• [WHAT IS NEEDED]
Without including the pictures, copy out every line below.

• [COLLECTED DATA]
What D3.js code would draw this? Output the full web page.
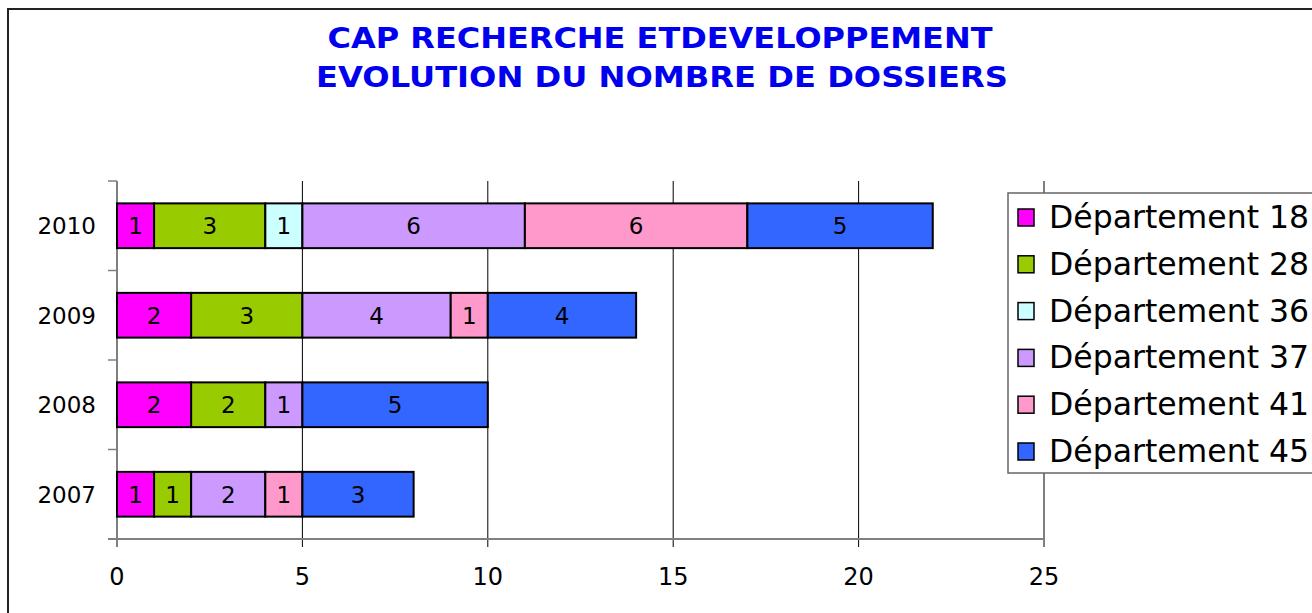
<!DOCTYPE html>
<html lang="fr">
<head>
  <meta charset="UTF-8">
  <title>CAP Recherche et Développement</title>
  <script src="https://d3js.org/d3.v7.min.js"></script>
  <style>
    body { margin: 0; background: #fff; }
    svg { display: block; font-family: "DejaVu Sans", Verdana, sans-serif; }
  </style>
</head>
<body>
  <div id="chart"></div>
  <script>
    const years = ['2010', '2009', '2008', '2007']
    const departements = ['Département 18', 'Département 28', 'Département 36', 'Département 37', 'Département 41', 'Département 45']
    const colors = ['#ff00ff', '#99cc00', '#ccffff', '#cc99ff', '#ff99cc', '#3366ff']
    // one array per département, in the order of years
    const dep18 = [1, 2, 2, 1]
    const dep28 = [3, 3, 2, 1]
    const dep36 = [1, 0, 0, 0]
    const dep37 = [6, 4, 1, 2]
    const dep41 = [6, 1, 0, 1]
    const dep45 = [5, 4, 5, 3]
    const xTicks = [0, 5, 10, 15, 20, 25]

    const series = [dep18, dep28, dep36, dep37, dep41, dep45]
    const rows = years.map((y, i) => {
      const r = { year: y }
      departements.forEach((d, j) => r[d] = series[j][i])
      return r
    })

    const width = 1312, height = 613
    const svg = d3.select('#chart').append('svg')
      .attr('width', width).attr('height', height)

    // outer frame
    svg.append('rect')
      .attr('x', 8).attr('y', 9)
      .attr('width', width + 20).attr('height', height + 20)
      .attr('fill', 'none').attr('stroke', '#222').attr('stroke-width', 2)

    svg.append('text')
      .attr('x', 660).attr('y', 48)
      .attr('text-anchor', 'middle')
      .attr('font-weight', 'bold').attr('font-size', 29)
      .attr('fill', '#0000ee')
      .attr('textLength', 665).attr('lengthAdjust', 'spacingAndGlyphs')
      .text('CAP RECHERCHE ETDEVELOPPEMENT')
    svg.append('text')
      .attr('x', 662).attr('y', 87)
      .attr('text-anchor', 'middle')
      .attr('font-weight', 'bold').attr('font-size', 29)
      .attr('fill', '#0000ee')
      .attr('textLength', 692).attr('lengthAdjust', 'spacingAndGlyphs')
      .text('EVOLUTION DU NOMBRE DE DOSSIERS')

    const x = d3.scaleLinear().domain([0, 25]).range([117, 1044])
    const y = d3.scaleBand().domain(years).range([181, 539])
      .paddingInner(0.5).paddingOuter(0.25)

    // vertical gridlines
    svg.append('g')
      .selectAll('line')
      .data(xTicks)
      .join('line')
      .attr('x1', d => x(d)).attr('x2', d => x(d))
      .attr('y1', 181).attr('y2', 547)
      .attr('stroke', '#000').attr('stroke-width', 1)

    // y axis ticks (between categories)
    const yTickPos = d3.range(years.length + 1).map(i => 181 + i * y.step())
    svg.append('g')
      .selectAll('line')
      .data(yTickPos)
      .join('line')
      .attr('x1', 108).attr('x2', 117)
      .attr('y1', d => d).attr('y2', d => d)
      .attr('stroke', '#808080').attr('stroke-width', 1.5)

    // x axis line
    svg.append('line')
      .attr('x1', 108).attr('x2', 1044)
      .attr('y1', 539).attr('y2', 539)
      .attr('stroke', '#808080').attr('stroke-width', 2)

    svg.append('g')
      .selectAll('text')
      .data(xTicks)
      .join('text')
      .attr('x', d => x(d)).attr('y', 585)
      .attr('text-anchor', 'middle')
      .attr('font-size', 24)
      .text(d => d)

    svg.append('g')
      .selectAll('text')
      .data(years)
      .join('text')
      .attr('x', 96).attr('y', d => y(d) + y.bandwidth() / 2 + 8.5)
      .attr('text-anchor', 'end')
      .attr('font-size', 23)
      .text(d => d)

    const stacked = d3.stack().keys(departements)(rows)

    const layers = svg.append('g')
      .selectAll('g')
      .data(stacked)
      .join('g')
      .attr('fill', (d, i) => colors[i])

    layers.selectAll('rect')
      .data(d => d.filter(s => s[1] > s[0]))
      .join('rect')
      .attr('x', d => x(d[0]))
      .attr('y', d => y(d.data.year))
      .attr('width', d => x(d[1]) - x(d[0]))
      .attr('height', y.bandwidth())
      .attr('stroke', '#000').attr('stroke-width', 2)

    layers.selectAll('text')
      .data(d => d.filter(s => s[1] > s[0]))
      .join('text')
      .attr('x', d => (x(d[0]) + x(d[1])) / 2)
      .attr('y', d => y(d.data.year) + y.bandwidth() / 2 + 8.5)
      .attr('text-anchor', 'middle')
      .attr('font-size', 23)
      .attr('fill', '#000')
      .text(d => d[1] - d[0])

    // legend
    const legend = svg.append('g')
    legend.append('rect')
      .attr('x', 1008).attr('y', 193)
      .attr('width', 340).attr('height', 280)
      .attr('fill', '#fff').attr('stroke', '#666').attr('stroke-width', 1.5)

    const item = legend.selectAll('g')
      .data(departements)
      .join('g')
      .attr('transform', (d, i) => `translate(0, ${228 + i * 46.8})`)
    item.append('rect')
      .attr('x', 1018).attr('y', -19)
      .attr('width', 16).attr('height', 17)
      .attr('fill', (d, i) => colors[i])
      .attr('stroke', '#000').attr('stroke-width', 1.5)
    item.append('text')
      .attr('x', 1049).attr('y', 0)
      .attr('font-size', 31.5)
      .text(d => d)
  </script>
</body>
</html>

• [THE OUTPUT]
What D3.js code would draw this? Output the full web page.
<!DOCTYPE html>
<html lang="fr">
<head>
  <meta charset="UTF-8">
  <title>CAP Recherche et Développement</title>
  <script src="https://d3js.org/d3.v7.min.js"></script>
  <style>
    body { margin: 0; background: #fff; }
    svg { display: block; font-family: "DejaVu Sans", Verdana, sans-serif; }
  </style>
</head>
<body>
  <div id="chart"></div>
  <script>
    const years = ['2010', '2009', '2008', '2007']
    const departements = ['Département 18', 'Département 28', 'Département 36', 'Département 37', 'Département 41', 'Département 45']
    const colors = ['#ff00ff', '#99cc00', '#ccffff', '#cc99ff', '#ff99cc', '#3366ff']
    // one array per département, in the order of years
    const dep18 = [1, 2, 2, 1]
    const dep28 = [3, 3, 2, 1]
    const dep36 = [1, 0, 0, 0]
    const dep37 = [6, 4, 1, 2]
    const dep41 = [6, 1, 0, 1]
    const dep45 = [5, 4, 5, 3]
    const xTicks = [0, 5, 10, 15, 20, 25]

    const series = [dep18, dep28, dep36, dep37, dep41, dep45]
    const rows = years.map((y, i) => {
      const r = { year: y }
      departements.forEach((d, j) => r[d] = series[j][i])
      return r
    })

    const width = 1312, height = 613
    const svg = d3.select('#chart').append('svg')
      .attr('width', width).attr('height', height)

    // outer frame
    svg.append('rect')
      .attr('x', 8).attr('y', 9)
      .attr('width', width + 20).attr('height', height + 20)
      .attr('fill', 'none').attr('stroke', '#222').attr('stroke-width', 2)

    svg.append('text')
      .attr('x', 660).attr('y', 48)
      .attr('text-anchor', 'middle')
      .attr('font-weight', 'bold').attr('font-size', 29)
      .attr('fill', '#0000ee')
      .attr('textLength', 665).attr('lengthAdjust', 'spacingAndGlyphs')
      .text('CAP RECHERCHE ETDEVELOPPEMENT')
    svg.append('text')
      .attr('x', 662).attr('y', 87)
      .attr('text-anchor', 'middle')
      .attr('font-weight', 'bold').attr('font-size', 29)
      .attr('fill', '#0000ee')
      .attr('textLength', 692).attr('lengthAdjust', 'spacingAndGlyphs')
      .text('EVOLUTION DU NOMBRE DE DOSSIERS')

    const x = d3.scaleLinear().domain([0, 25]).range([117, 1044])
    const y = d3.scaleBand().domain(years).range([181, 539])
      .paddingInner(0.5).paddingOuter(0.25)

    // vertical gridlines
    svg.append('g')
      .selectAll('line')
      .data(xTicks)
      .join('line')
      .attr('x1', d => x(d)).attr('x2', d => x(d))
      .attr('y1', 181).attr('y2', 547)
      .attr('stroke', '#000').attr('stroke-width', 1)

    // y axis ticks (between categories)
    const yTickPos = d3.range(years.length + 1).map(i => 181 + i * y.step())
    svg.append('g')
      .selectAll('line')
      .data(yTickPos)
      .join('line')
      .attr('x1', 108).attr('x2', 117)
      .attr('y1', d => d).attr('y2', d => d)
      .attr('stroke', '#808080').attr('stroke-width', 1.5)

    // x axis line
    svg.append('line')
      .attr('x1', 108).attr('x2', 1044)
      .attr('y1', 539).attr('y2', 539)
      .attr('stroke', '#808080').attr('stroke-width', 2)

    svg.append('g')
      .selectAll('text')
      .data(xTicks)
      .join('text')
      .attr('x', d => x(d)).attr('y', 585)
      .attr('text-anchor', 'middle')
      .attr('font-size', 24)
      .text(d => d)

    svg.append('g')
      .selectAll('text')
      .data(years)
      .join('text')
      .attr('x', 96).attr('y', d => y(d) + y.bandwidth() / 2 + 8.5)
      .attr('text-anchor', 'end')
      .attr('font-size', 23)
      .text(d => d)

    const stacked = d3.stack().keys(departements)(rows)

    const layers = svg.append('g')
      .selectAll('g')
      .data(stacked)
      .join('g')
      .attr('fill', (d, i) => colors[i])

    layers.selectAll('rect')
      .data(d => d.filter(s => s[1] > s[0]))
      .join('rect')
      .attr('x', d => x(d[0]))
      .attr('y', d => y(d.data.year))
      .attr('width', d => x(d[1]) - x(d[0]))
      .attr('height', y.bandwidth())
      .attr('stroke', '#000').attr('stroke-width', 2)

    layers.selectAll('text')
      .data(d => d.filter(s => s[1] > s[0]))
      .join('text')
      .attr('x', d => (x(d[0]) + x(d[1])) / 2)
      .attr('y', d => y(d.data.year) + y.bandwidth() / 2 + 8.5)
      .attr('text-anchor', 'middle')
      .attr('font-size', 23)
      .attr('fill', '#000')
      .text(d => d[1] - d[0])

    // legend
    const legend = svg.append('g')
    legend.append('rect')
      .attr('x', 1008).attr('y', 193)
      .attr('width', 340).attr('height', 280)
      .attr('fill', '#fff').attr('stroke', '#666').attr('stroke-width', 1.5)

    const item = legend.selectAll('g')
      .data(departements)
      .join('g')
      .attr('transform', (d, i) => `translate(0, ${228 + i * 46.8})`)
    item.append('rect')
      .attr('x', 1018).attr('y', -19)
      .attr('width', 16).attr('height', 17)
      .attr('fill', (d, i) => colors[i])
      .attr('stroke', '#000').attr('stroke-width', 1.5)
    item.append('text')
      .attr('x', 1049).attr('y', 0)
      .attr('font-size', 31.5)
      .text(d => d)
  </script>
</body>
</html>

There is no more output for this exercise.